With some exceptions this seems to have been the mindset of Sherman and those barbarians he commanded.

And in keeping with the Marxist mindset of many in the Union armies Sherman was strongly inclined to a program of “land confiscation.” He wanted to dispossess Confederate leadership from their property. Sherman’s beloved brother, John, mentioned earlier, had said: “If we can’t depend on the loyalty of the white men of the South, I would give the land to the blacks or colonize a new set (of northern whites).”

Sherman, himself, since 1862 had threatened to take the land away from Southerners and to redistribute it to Northern white colonists and in 1864 he wrote: “…it may be both politic and right that we should banish them and appropriate their lands to a more loyal and useful population…If they want eternal war, well and good; we will dispossess them and put our friends in their place…” This was Sherman’s mindset, as well as the mindset of his brother in Washington.

How different was this from what Karl Marx advocated “Confiscation of the property of all emigrants and rebels.” Most historians have yet to deal with the Marxist mindset of many Northern generals and politicians.
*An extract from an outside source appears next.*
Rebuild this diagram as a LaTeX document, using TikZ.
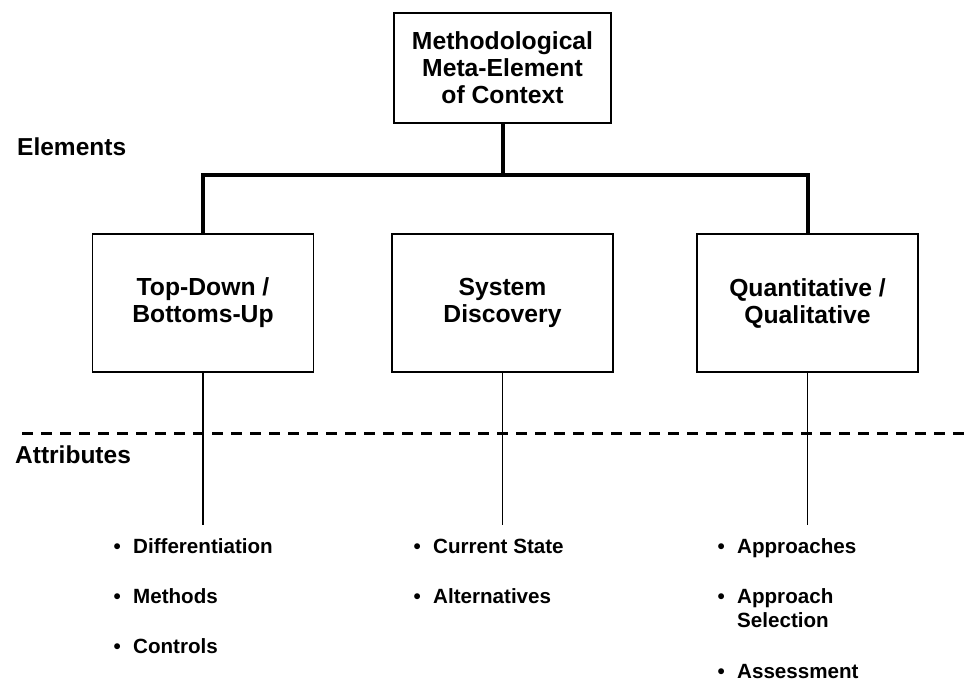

It’s hard for them to grasp that the sainted Mr. Lincoln was a friend to the Marxists and socialists and had no problem whatever with their mindset or with what they did to the South.
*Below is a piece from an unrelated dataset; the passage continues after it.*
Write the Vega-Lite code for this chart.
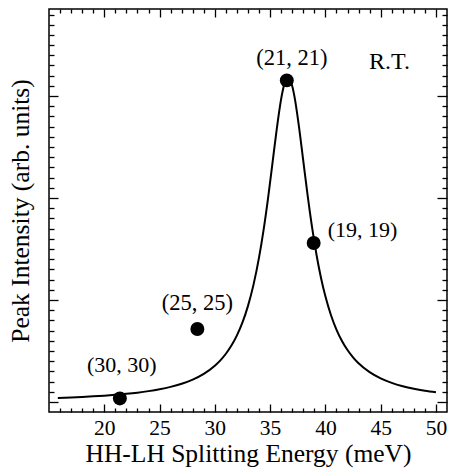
{
  "$schema": "https://vega.github.io/schema/vega-lite/v6.json",
  "width": 398,
  "height": 403,
  "autosize": "none",
  "padding": {"left": 49, "top": 9, "right": 3, "bottom": 59},
  "background": "white",
  "config": {
    "view": {"stroke": "black", "strokeWidth": 1.5},
    "font": "Liberation Serif",
    "axis": {
      "domain": false,
      "grid": false,
      "tickColor": "black",
      "tickWidth": 1.3,
      "labelColor": "black",
      "labelFont": "Liberation Serif",
      "labelFontSize": 21.5,
      "titleFont": "Liberation Serif",
      "titleFontSize": 25.5,
      "titleFontWeight": "normal",
      "titleColor": "black"
    },
    "text": {"font": "Liberation Serif"}
  },
  "datasets": {
    "curve": [
      {"x": 15.8, "y": 0.0400}, {"x": 17, "y": 0.0450}, {"x": 18, "y": 0.0499}, {"x": 19, "y": 0.0556},
      {"x": 20, "y": 0.0623}, {"x": 21, "y": 0.0704}, {"x": 22, "y": 0.0801}, {"x": 23, "y": 0.0919},
      {"x": 24, "y": 0.1066}, {"x": 25, "y": 0.1250}, {"x": 26, "y": 0.1485}, {"x": 27, "y": 0.1791},
      {"x": 28, "y": 0.2201}, {"x": 29, "y": 0.2763}, {"x": 30, "y": 0.3559}, {"x": 30.5, "y": 0.4086},
      {"x": 31, "y": 0.4733}, {"x": 31.5, "y": 0.5533}, {"x": 32, "y": 0.6536}, {"x": 32.5, "y": 0.7806},
      {"x": 33, "y": 0.9428}, {"x": 33.5, "y": 1.1510}, {"x": 34, "y": 1.4178}, {"x": 34.4, "y": 1.6804},
      {"x": 34.8, "y": 1.9877}, {"x": 35.2, "y": 2.3295}, {"x": 35.6, "y": 2.6759}, {"x": 36.0, "y": 2.9731},
      {"x": 36.3, "y": 3.1221}, {"x": 36.62, "y": 3.18}, {"x": 36.9, "y": 3.1355}, {"x": 37.2, "y": 2.9975},
      {"x": 37.6, "y": 2.7089}, {"x": 38.0, "y": 2.3647}, {"x": 38.4, "y": 2.0207}, {"x": 38.8, "y": 1.7091},
      {"x": 39.2, "y": 1.4420}, {"x": 39.6, "y": 1.2193}, {"x": 40, "y": 1.0363}, {"x": 40.5, "y": 0.8535},
      {"x": 41, "y": 0.7108}, {"x": 41.5, "y": 0.5986}, {"x": 42, "y": 0.5095}, {"x": 42.5, "y": 0.4380},
      {"x": 43, "y": 0.3799}, {"x": 44, "y": 0.2928}, {"x": 45, "y": 0.2318}, {"x": 46, "y": 0.1878},
      {"x": 47, "y": 0.1550}, {"x": 48, "y": 0.1301}, {"x": 49, "y": 0.1106}, {"x": 50, "y": 0.0952}
    ],
    "points": [
      {"x": 36.51, "y": 3.154, "label": "(21, 21)"},
      {"x": 38.94, "y": 1.559, "label": "(19, 19)"},
      {"x": 28.42, "y": 0.716, "label": "(25, 25)"},
      {"x": 21.41, "y": 0.035, "label": "(30, 30)"}
    ],
    "notes": [
      {"x": 45.8, "y": 3.27, "label": "R.T."}
    ]
  },
  "layer": [
    {
      "data": {"name": "curve"},
      "mark": {"type": "line", "color": "black", "strokeWidth": 2, "interpolate": "monotone"},
      "encoding": {
        "x": {
          "field": "x", "type": "quantitative",
          "scale": {"domain": [15, 51], "nice": false, "zero": false},
          "axis": {
            "orient": "bottom",
            "title": "HH-LH Splitting Energy (meV)",
            "values": [16,17,18,19,20,21,22,23,24,25,26,27,28,29,30,31,32,33,34,35,36,37,38,39,40,41,42,43,44,45,46,47,48,49,50],
            "tickSize": {"condition": {"test": "datum.value % 5 === 0", "value": -8}, "value": -4},
            "labelExpr": "datum.value % 5 === 0 ? datum.label : ''",
            "labelPadding": 13,
            "titlePadding": 3
          }
        },
        "y": {
          "field": "y", "type": "quantitative",
          "scale": {"domain": [-0.098, 3.854], "nice": false, "zero": false},
          "axis": {
            "orient": "left",
            "title": "Peak Intensity (arb. units)",
            "values": [0,0.1,0.2,0.3,0.4,0.5,0.6,0.7,0.8,0.9,1,1.1,1.2,1.3,1.4,1.5,1.6,1.7,1.8,1.9,2,2.1,2.2,2.3,2.4,2.5,2.6,2.7,2.8,2.9,3,3.1,3.2,3.3,3.4,3.5,3.6,3.7,3.8],
            "tickSize": {"condition": {"test": "abs(datum.value - round(datum.value)) < 0.001", "value": -9}, "value": -5},
            "labels": false,
            "titlePadding": 15
          }
        }
      }
    },
    {
      "data": {"name": "points"},
      "mark": {"type": "point", "filled": true, "color": "black", "size": 195, "opacity": 1},
      "encoding": {
        "x": {
          "field": "x", "type": "quantitative",
          "scale": {"domain": [15, 51], "nice": false, "zero": false},
          "axis": {
            "orient": "top",
            "title": null,
            "labels": false,
            "values": [16,17,18,19,20,21,22,23,24,25,26,27,28,29,30,31,32,33,34,35,36,37,38,39,40,41,42,43,44,45,46,47,48,49,50],
            "tickSize": {"condition": {"test": "datum.value % 5 === 0", "value": -8}, "value": -4}
          }
        },
        "y": {
          "field": "y", "type": "quantitative",
          "scale": {"domain": [-0.098, 3.854], "nice": false, "zero": false},
          "axis": {
            "orient": "right",
            "title": null,
            "labels": false,
            "values": [0,0.1,0.2,0.3,0.4,0.5,0.6,0.7,0.8,0.9,1,1.1,1.2,1.3,1.4,1.5,1.6,1.7,1.8,1.9,2,2.1,2.2,2.3,2.4,2.5,2.6,2.7,2.8,2.9,3,3.1,3.2,3.3,3.4,3.5,3.6,3.7,3.8],
            "tickSize": {"condition": {"test": "abs(datum.value - round(datum.value)) < 0.001", "value": -10}, "value": -5}
          }
        }
      }
    },
    {
      "data": {"name": "points"},
      "transform": [{"filter": "datum.label === '(21, 21)'"}],
      "mark": {"type": "text", "fontSize": 22.5, "color": "black", "align": "center", "baseline": "alphabetic", "dx": 5, "dy": -15},
      "encoding": {
        "x": {"field": "x", "type": "quantitative", "axis": null},
        "y": {"field": "y", "type": "quantitative", "axis": null},
        "text": {"field": "label"}
      }
    },
    {
      "data": {"name": "points"},
      "transform": [{"filter": "datum.label === '(19, 19)'"}],
      "mark": {"type": "text", "fontSize": 22, "color": "black", "align": "left", "baseline": "alphabetic", "dx": 14, "dy": -6},
      "encoding": {
        "x": {"field": "x", "type": "quantitative", "axis": null},
        "y": {"field": "y", "type": "quantitative", "axis": null},
        "text": {"field": "label"}
      }
    },
    {
      "data": {"name": "points"},
      "transform": [{"filter": "datum.label === '(25, 25)'"}],
      "mark": {"type": "text", "fontSize": 22.5, "color": "black", "align": "center", "baseline": "alphabetic", "dx": 0, "dy": -19},
      "encoding": {
        "x": {"field": "x", "type": "quantitative", "axis": null},
        "y": {"field": "y", "type": "quantitative", "axis": null},
        "text": {"field": "label"}
      }
    },
    {
      "data": {"name": "points"},
      "transform": [{"filter": "datum.label === '(30, 30)'"}],
      "mark": {"type": "text", "fontSize": 22, "color": "black", "align": "center", "baseline": "alphabetic", "dx": 2, "dy": -26},
      "encoding": {
        "x": {"field": "x", "type": "quantitative", "axis": null},
        "y": {"field": "y", "type": "quantitative", "axis": null},
        "text": {"field": "label"}
      }
    },
    {
      "data": {"name": "notes"},
      "mark": {"type": "text", "fontSize": 24, "color": "black", "align": "center", "baseline": "alphabetic"},
      "encoding": {
        "x": {"field": "x", "type": "quantitative", "axis": null},
        "y": {"field": "y", "type": "quantitative", "axis": null},
        "text": {"field": "label"}
      }
    }
  ],
  "resolve": {"axis": {"x": "independent", "y": "independent"}}
}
Christians have no concept of the depredations perpetrated against churches in the South during the war. That’s another whole subject in itself–another subject that almost never gets touched upon.

They have been bemused into thinking Lincoln was a truly godly man because many pastors have told them this. No supporting evidence is necessary, in fact, most of the real primary sources you will run across say exactly the opposite–that Lincoln was really anti-Christian in his outlook. But then, in our day, our Christian brethren are hardly noted for their aggressive search for any truth that conflicts with the “cunningly devised fables” they have been fed, so they just go along to get along and never question anything. Their concern for historical truth is like the Platte River “a mile wide and an inch deep.”

It is rumored that the people of Georgia didn’t forget Sherman’s March for over 100 years after it happened. Who can blame them? I have just touched on a very few incidents here. There were many, many more and some so horrendous as to be beyond description. Until we begin to deal with the penetration of Marxists and socialists into Northern political and military life in the 1860s and before, we will never understand the War of Northern Aggression and the part people like Sherman played in it.